Challenges for accurately predicting the solubilities of Hg0 in various solvents and their impact on modelling the distribution of Hg0 throughout oil and gas infrastructure

Abstract

Oil and gas operators need to be able to understand how elemental mercury (Hg⁰) is distributed throughout their infrastructure to be able to minimise the cycling of Hg⁰ through their process systems. This is essential to be able to avoid Hg-induced corrosion, embrittlement and to guarantee the safety of their workers. However, determining Hg concentrations directly at high temperatures or pressures is difficult. An alternative is to model the mobility of Hg⁰ by first experimentally determining equilibrium solubilities in relevant solvent mixtures under manageable conditions. The van’t Hoff approximation has often been applied to monitor the quality of produced experimental data. This is possible by plotting the equilibrium solubility against temperature producing an exponential relationship. If the fit is poor, it may suggest an error occurred in the experimental protocol, otherwise the data can be used to predict Hg solubilities at extreme temperatures.
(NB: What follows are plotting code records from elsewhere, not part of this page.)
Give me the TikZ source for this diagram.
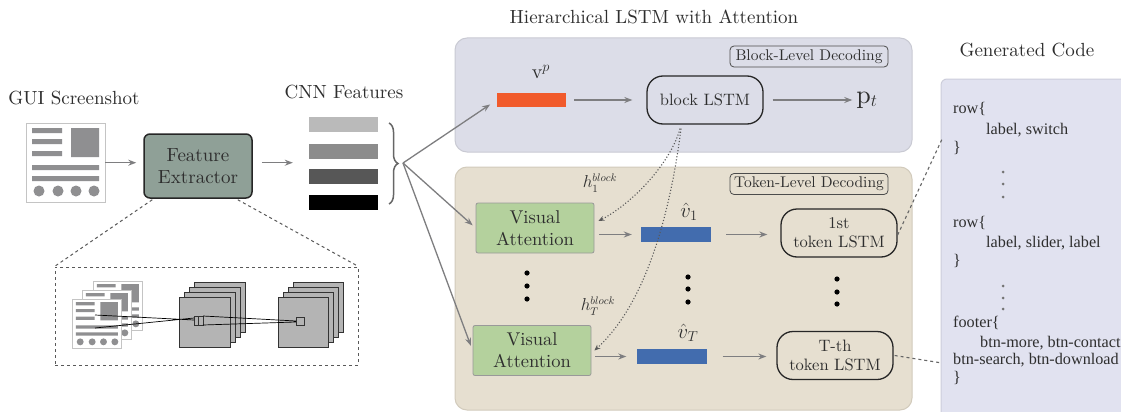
\documentclass[tikz,border=0pt]{standalone}
\usepackage{fontspec}
\setmainfont{lmroman10-regular}[Extension=.otf, ItalicFont=lmroman10-italic, BoldFont=lmroman10-bold]
\newfontfamily\codefont{Liberation Serif}
\usetikzlibrary{arrows.meta,decorations.pathreplacing,calc}
\definecolor{txt}{HTML}{2E2E2E}
\definecolor{arrgray}{HTML}{7E7E80}
\definecolor{fecol}{HTML}{8FA097}
\definecolor{panA}{HTML}{DCDDE8}
\definecolor{panAedge}{HTML}{C9CAD3}
\definecolor{panB}{HTML}{E6DFD0}
\definecolor{panBedge}{HTML}{D2CBBC}
\definecolor{panC}{HTML}{E1E2F0}
\definecolor{panCedge}{HTML}{CDCEDB}
\definecolor{vacol}{HTML}{B4D19D}
\definecolor{orangebar}{HTML}{F15A2B}
\definecolor{bluebar}{HTML}{426CAE}
\definecolor{icongray}{HTML}{8F8F91}
\definecolor{iconedge}{HTML}{C4C4C4}
\definecolor{convgray}{HTML}{B4B4B4}
\begin{document}
\begin{tikzpicture}[x=1pt,y=-1pt,
  arr/.style={draw=arrgray, line width=1.3, -{Stealth[length=8pt,width=6pt]}},
  lbl/.style={text=txt, font=\fontsize{19}{22}\selectfont, inner sep=0},
  febox/.style={draw=black!85, line width=1.5, fill=fecol, rounded corners=6, minimum width=108, minimum height=64, align=center, text=txt, font=\fontsize{19}{22}\selectfont},
  vabox/.style={draw=black!40, line width=0.8, fill=vacol, rounded corners=2, minimum width=118, minimum height=50, align=center, text=txt, font=\fontsize{18.5}{22}\selectfont},
  lstm/.style={draw=black!85, line width=1.3, rounded corners=16, minimum width=116, minimum height=48, align=center, text=txt, font=\fontsize{16.5}{19}\selectfont},
  tag/.style={draw=black!70, line width=0.8, rounded corners=4, minimum width=158, minimum height=21, inner sep=0, text=txt, font=\fontsize{15.5}{17}\selectfont},
  bar/.style={minimum width=70, minimum height=15, inner sep=0},
  code/.style={anchor=west, inner sep=0, text=txt, font=\codefont\fontsize{16.2}{18}\selectfont},
  guiicon/.pic={
    \filldraw[fill=white,draw=iconedge,line width=1] (0,0) rectangle (79,79);
    \fill[icongray] (6,5) rectangle (36,10) (6,16) rectangle (36,21) (6,28) rectangle (36,33)
      (45,5) rectangle (73,34) (6,42) rectangle (73,47) (6,53) rectangle (73,58);
    \foreach \cx in {13,32,50,68} \fill[icongray] (\cx,68) circle[radius=5.5];
  }
]
\useasboundingbox (0,0) rectangle (1121,412);
\fill[white] (0,0) rectangle (1121,412);

% ---------------- left part
\node[lbl] (guit) at (74,98) {GUI Screenshot};
\node[inner sep=0, minimum width=79, minimum height=79, anchor=north west] (gui) at (26,123) {};
\pic at (26,123) {guiicon};
\node[febox] (fe) at (198,166) {Feature\\Extractor};
\node[lbl] (cnnt) at (344,92) {CNN Features};
\node[bar, minimum width=69, fill=black!27] (fb1) at (343.5,124.5) {};
\node[bar, minimum width=69, fill=black!45] (fb2) at (343.5,151.5) {};
\node[bar, minimum width=69, fill=black!66] (fb3) at (343.5,176.5) {};
\node[bar, minimum width=69, fill=black] (fb4) at (343.5,202.5) {};
\draw[arr, shorten >=7pt] (gui.east) -- (gui.east -| fe.west);
\draw[arr, shorten <=9pt, shorten >=16pt] (fe.east |- gui.east) -- (fb2.west |- gui.east);
\draw[decorate, decoration={brace, amplitude=9pt}, draw=black!60, line width=1.5] (389,123) -- (389,204);
\coordinate (bt) at (403,163);

% detail box
\node[draw=black!65, dashed, line width=1, minimum width=303, minimum height=98, inner sep=0] (det) at (206.5,316) {};
\draw[black!65, dashed, line width=1] ($(fe.south west)+(9,1)$) -- (det.north west);
\draw[black!65, dashed, line width=1] ($(fe.south east)+(-15,1)$) -- (det.north east);
\pic[scale=0.63] at (93,281) {guiicon};
\pic[scale=0.63] at (82,290) {guiicon};
\pic[scale=0.63] at (72,299) {guiicon};
\foreach \k in {3,2,1,0} {
  \filldraw[fill=convgray, draw=black!80, line width=0.8] (179+5*\k,297-5*\k) rectangle (230+5*\k,347-5*\k);
  \filldraw[fill=convgray, draw=black!80, line width=0.8] (278+5*\k,297-5*\k) rectangle (328+5*\k,347-5*\k);
}
\draw[black!80, line width=0.8] (194,316) rectangle (203,325) (198,316) -- (198,325);
\draw[black!80, line width=0.8] (296,317) rectangle (304,325);
\coordinate (l1a) at (95,315); \coordinate (l1b) at (194,320);
\coordinate (l2a) at (95,328); \coordinate (l2b) at (194,318);
\coordinate (l3a) at (203,316); \coordinate (l3b) at (296,321);
\coordinate (l4a) at (203,325); \coordinate (l4b) at (296,322);
\draw[black, line width=0.7] (l1a) -- (l1b) (l2a) -- (l2b) (l3a) -- (l3b) (l4a) -- (l4b);

% ---------------- panels
\node[lbl] (hlt) at (654,17) {Hierarchical LSTM with Attention};
\filldraw[fill=panA, draw=panAedge, line width=1, rounded corners=12] (455,38) rectangle (912,152);
\filldraw[fill=panB, draw=panBedge, line width=1, rounded corners=12] (455,167) rectangle (912,410);
\node[tag] (bld) at (809,56.5) {Block-Level Decoding};
\node[tag] (tld) at (809,184) {Token-Level Decoding};

% block level
\node[text=txt, font=\fontsize{20}{22}\selectfont, inner sep=0] (vpt) at (541,72) {$\mathrm{v}^{p}$};
\node[bar, minimum width=69, minimum height=14, fill=orangebar] (vp) at (531.5,100) {};
\node[lstm] (blk) at (705,100) {block LSTM};
\node[text=txt, font=\fontsize{26}{28}\selectfont, inner sep=0] (pt) at (867,100) {$\mathrm{p}_{t}$};
\draw[arr, shorten <=8pt, shorten >=14pt] (vp.east) -- (blk.west);
\draw[arr, shorten <=9pt, shorten >=4pt] (blk.east) -- (pt.west);

% token level
\node[vabox] (va1) at (535,228) {Visual\\Attention};
\node[vabox] (va2) at (532,350.5) {Visual\\Attention};
\node[bar, fill=bluebar] (b1) at (676,234.5) {};
\node[bar, fill=bluebar] (b2) at (671.5,356.5) {};
\node[text=txt, font=\fontsize{20}{22}\selectfont, inner sep=0] (v1t) at (689,212) {$\hat{v}_{1}$};
\node[text=txt, font=\fontsize{20}{22}\selectfont, inner sep=0] (vTt) at (688,333) {$\hat{v}_{T}$};
\node[lstm] (t1) at (839,233) {1st\\token LSTM};
\node[lstm] (tT) at (835,355.5) {T-th\\token LSTM};
\draw[arr, shorten <=5pt, shorten >=9pt] (va1.east |- b1.west) -- (b1.west);
\draw[arr, shorten <=15pt, shorten >=13pt] (b1.east) -- (b1.east -| t1.west);
\draw[arr, shorten <=4pt, shorten >=10pt] (va2.east |- b2.west) -- (b2.west);
\draw[arr, shorten <=16pt, shorten >=10pt] (b2.east) -- (b2.east -| tT.west);
\foreach \yy in {273,286,299} \fill (527,\yy) circle[radius=2.6];
\foreach \yy in {277,289,302} \fill (688,\yy) circle[radius=2.6];
\foreach \yy in {279,292,304} \fill (837,\yy) circle[radius=2.6];
\node[text=txt, font=\fontsize{16}{18}\selectfont, inner sep=0] (h1) at (600,183) {$h_{1}^{block}$};
\node[text=txt, font=\fontsize{16}{18}\selectfont, inner sep=0] (hT) at (598,306) {$h_{T}^{block}$};

% brace arrows
\draw[arr, shorten >=8pt] (bt) -- (vp.west);
\draw[arr, shorten >=4pt] (bt) -- (va1.west);
\draw[arr, shorten >=5pt] (bt) -- (va2.west);

% dotted curves
\draw[black!65, dotted, line width=1.1, -{Stealth[length=6pt,width=5pt]}]
  ($(blk.south)+(-25,4)$) .. controls (670,165) and (630,205) .. ($(va1.east)+(4,-7)$);
\draw[black!65, dotted, line width=1.1, -{Stealth[length=6pt,width=5pt]}]
  ($(blk.south)+(-24,4)$) .. controls (672,200) and (650,300) .. ($(va2.east)+(3,0)$);

% ---------------- generated code
\node[lbl] (gct) at (1027,50) {Generated Code};
\filldraw[fill=panC, draw=panCedge, line width=1, rounded corners=6] (941,79) rectangle (1135,430);
\coordinate (c1) at (943,137);
\coordinate (c2) at (942,363);
\draw[black!60, dashed, line width=1.1] ($(t1.east)+(0,2)$) -- (c1);
\draw[black!60, dashed, line width=1.1] ($(tT.east)+(1,0)$) -- (c2);
\node[code] (r1) at (953,109) {row\{};
\node[code] (r1b) at (986,130) {label, switch};
\node[code] (r1c) at (953,148) {\}};
\foreach \yy in {172,184,197} \fill[black!55] (1003,\yy) circle[radius=1.5];
\node[code] (r2) at (953,223) {row\{};
\node[code] (r2b) at (986,243) {label, slider, label};
\node[code] (r2c) at (953,261) {\}};
\foreach \yy in {286,298,309} \fill[black!55] (1003,\yy) circle[radius=1.5];
\node[code] (r3) at (953,323) {footer\{};
\node[code] (r3b) at (980,343) {btn-more, btn-contact};
\node[code] (r3c) at (953,360) {btn-search, btn-download};
\node[code] (r3d) at (953,378) {\}};
\end{tikzpicture}
\end{document}
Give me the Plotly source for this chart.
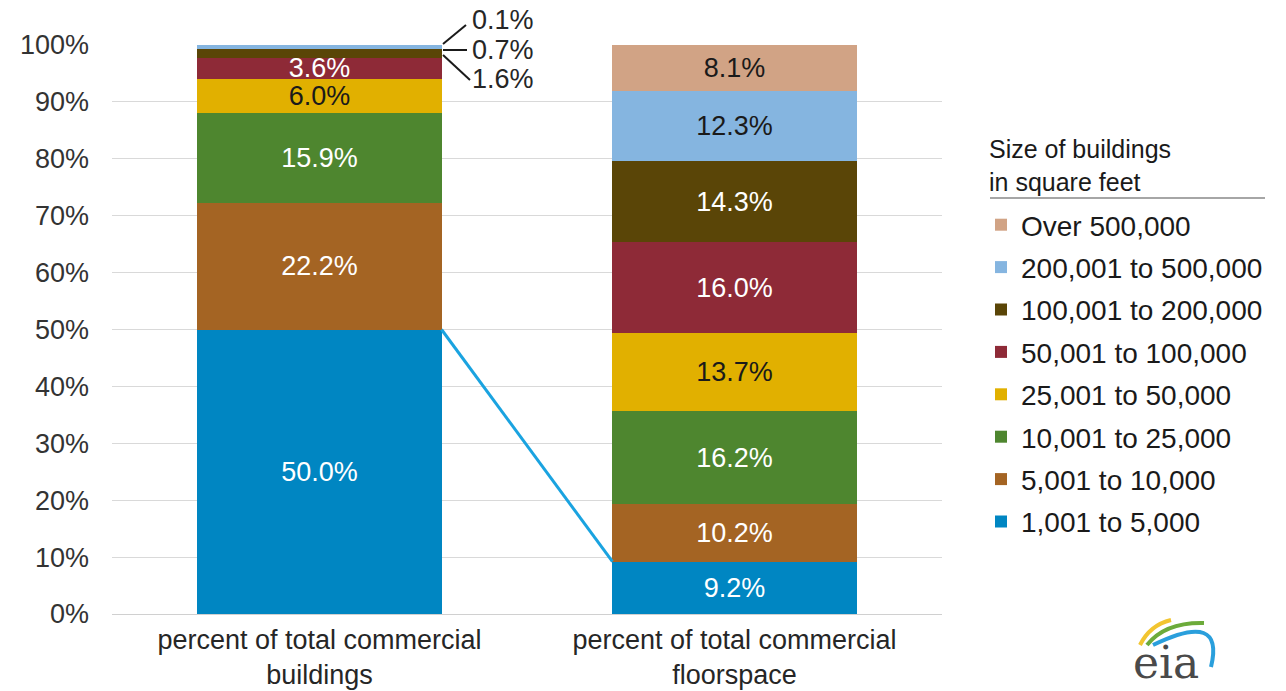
import plotly.graph_objects as go

# ---------------- data ----------------
categories = ["percent of total commercial<br>buildings",
              "percent of total commercial<br>floorspace"]
size_classes = ["1,001 to 5,000", "5,001 to 10,000", "10,001 to 25,000",
                "25,001 to 50,000", "50,001 to 100,000", "100,001 to 200,000",
                "200,001 to 500,000", "Over 500,000"]
pct_buildings = [50.0, 22.2, 15.9, 6.0, 3.6, 1.6, 0.7, 0.1]
pct_floorspace = [9.2, 10.2, 16.2, 13.7, 16.0, 14.3, 12.3, 8.1]
y_tick_vals = [0, 10, 20, 30, 40, 50, 60, 70, 80, 90, 100]
y_tick_text = ["0%", "10%", "20%", "30%", "40%", "50%", "60%", "70%", "80%", "90%", "100%"]
legend_title = "Size of buildings<br>in square feet"

# ---------------- style ----------------
colors = ["#0086c2", "#a46423", "#4e862f", "#e1b000",
          "#8e2a37", "#5a4507", "#85b5e0", "#d1a385"]
label_colors = ["#ffffff", "#ffffff", "#ffffff", "#1a1a1a",
                "#ffffff", "#ffffff", "#1a1a1a", "#1a1a1a"]
FONT = "Liberation Sans, Arial, sans-serif"
BAR_WIDTH = 0.588
SMALL = 2.0  # segments below this get outside callouts

fig = go.Figure()
n = len(size_classes)
for i, name in enumerate(size_classes):
    vals = [pct_buildings[i], pct_floorspace[i]]
    texts = [("" if v < SMALL else f"{v:.1f}%") for v in vals]
    fig.add_trace(go.Bar(
        name=name, x=categories, y=vals, width=BAR_WIDTH,
        legendgroup=f"g{i}", legendrank=n - i,
        marker=dict(color=colors[i], line=dict(width=0)),
        text=texts, texttemplate="%{text}", textposition="inside",
        insidetextanchor="middle", textangle=0,
        textfont=dict(family=FONT, size=27, color=label_colors[i]),
        hoverinfo="skip",
    ))

# Margins / plot area
L, R, T, B = 112, 344, 45, 77
W, H = 1286, 691
PW, PH = W - L - R, H - T - B
x_range = [-0.5, 1.5]
y_range = [0, 100]


def px_x(px):
    return (px - L) / PW


def px_y(py):
    return (H - B - py) / PH


def data_x_to_paper(v):
    return (v - x_range[0]) / (x_range[1] - x_range[0])


shapes = []
# connector between the two blue segments
shapes.append(dict(type="line", xref="x", yref="y",
                   x0=0 + BAR_WIDTH / 2, y0=pct_buildings[0],
                   x1=1 - BAR_WIDTH / 2, y1=pct_floorspace[0],
                   line=dict(color="#1aa3e0", width=3), layer="above"))

# callouts for the small segments of the left bar
bar_right = data_x_to_paper(0 + BAR_WIDTH / 2) + 1.5 / PW
label_left_px = 470
label_y_px = {5: 79, 6: 50, 7: 20}   # label centres (pixels) for small segments
start_y_px = {5: 55, 6: 50, 7: 44}
end_px = {5: (470, 80), 6: (467, 50), 7: (466, 25)}
annotations = []
for idx in (5, 6, 7):
    shapes.append(dict(type="line", xref="paper", yref="paper",
                       x0=bar_right, y0=px_y(start_y_px[idx]),
                       x1=px_x(end_px[idx][0]), y1=px_y(end_px[idx][1]),
                       line=dict(color="#1a1a1a", width=2)))
    annotations.append(dict(xref="paper", yref="paper",
                            x=px_x(label_left_px), y=px_y(label_y_px[idx]),
                            xanchor="left", yanchor="middle",
                            text=f"{pct_buildings[idx]:.1f}%", showarrow=False,
                            font=dict(family=FONT, size=27, color="#262626")))

# legend title (as annotation) and underline
annotations.append(dict(xref="paper", yref="paper", x=px_x(987), y=px_y(165),
                        xanchor="left", yanchor="middle", align="left",
                        text=legend_title, showarrow=False,
                        font=dict(family=FONT, size=25, color="#1a1a1a")))
shapes.append(dict(type="line", xref="paper", yref="paper",
                   x0=px_x(990), x1=px_x(1265), y0=px_y(198), y1=px_y(198),
                   line=dict(color="#a6a6a6", width=2)))

# eia logo
def arc_path(pts):
    p = [(px_x(x), px_y(y)) for x, y in pts]
    return f"M{p[0][0]},{p[0][1]} Q{p[1][0]},{p[1][1]} {p[2][0]},{p[2][1]}"

shapes.append(dict(type="path", xref="paper", yref="paper",
                   path=arc_path([(1140, 645), (1150, 625), (1171, 620)]),
                   line=dict(color="#f2c530", width=4)))
shapes.append(dict(type="path", xref="paper", yref="paper",
                   path=arc_path([(1147, 645), (1165, 622), (1204, 623)]),
                   line=dict(color="#6cab3a", width=4)))
shapes.append(dict(type="path", xref="paper", yref="paper",
                   path=arc_path([(1153, 645), (1225, 610), (1211, 667)]),
                   line=dict(color="#2a9fdc", width=4)))
annotations.append(dict(xref="paper", yref="paper", x=px_x(1166), y=px_y(662),
                        xanchor="center", yanchor="middle", text="eia",
                        showarrow=False,
                        font=dict(family="DejaVu Serif", size=44, color="#4a4a4a")))

fig.update_layout(
    width=W, height=H,
    margin=dict(l=L, r=R, t=T, b=B, pad=0, autoexpand=False),
    paper_bgcolor="white", plot_bgcolor="white",
    barmode="stack",
    bargap=1 - BAR_WIDTH,
    font=dict(family=FONT, color="#262626"),
    uniformtext=dict(minsize=27, mode="show"),
    xaxis=dict(range=x_range, showgrid=False, zeroline=False, showline=False,
               automargin=False,
               ticks="", tickfont=dict(family=FONT, size=27, color="#262626"),
               ticklabelstandoff=7),
    yaxis=dict(range=y_range, tickvals=y_tick_vals, ticktext=y_tick_text,
               automargin=False,
               showgrid=True, gridcolor="#d9d9d9", gridwidth=1,
               zeroline=True, zerolinecolor="#d0d0d0", zerolinewidth=1,
               showline=False, ticks="",
               tickfont=dict(family=FONT, size=27, color="#333333"),
               ticklabelstandoff=22),
    legend=dict(x=px_x(981), y=px_y(200), xanchor="left", yanchor="top",
                traceorder="grouped", tracegroupgap=3,
                font=dict(family=FONT, size=28, color="#1a1a1a"),
                bgcolor="rgba(0,0,0,0)", itemclick=False, itemdoubleclick=False),
    shapes=shapes,
    annotations=annotations,
    showlegend=True,
)

fig.write_html("out.html")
Here we present Hg solubility data in various solvents, including methanol, ethylene glycol (MEG), triethylene glycol (TEG), hexane, methylcyclopentane and water, with the aim of highlighting issues extrapolating to high temperatures based on laboratory measurements. To do this we compared the van’t Hoff plot (exponential fit) with a second approach (quadratic fit). This showed that when extrapolating to industrially relevant temperatures, for solvents such as MEG, the Hg⁰ solubility can be 7.8 times higher when applying an exponential fit compared to the quadratic fit. Showcasing the potential for significant error when attempting to model the persistence of Hg across petrochemical infrastructure.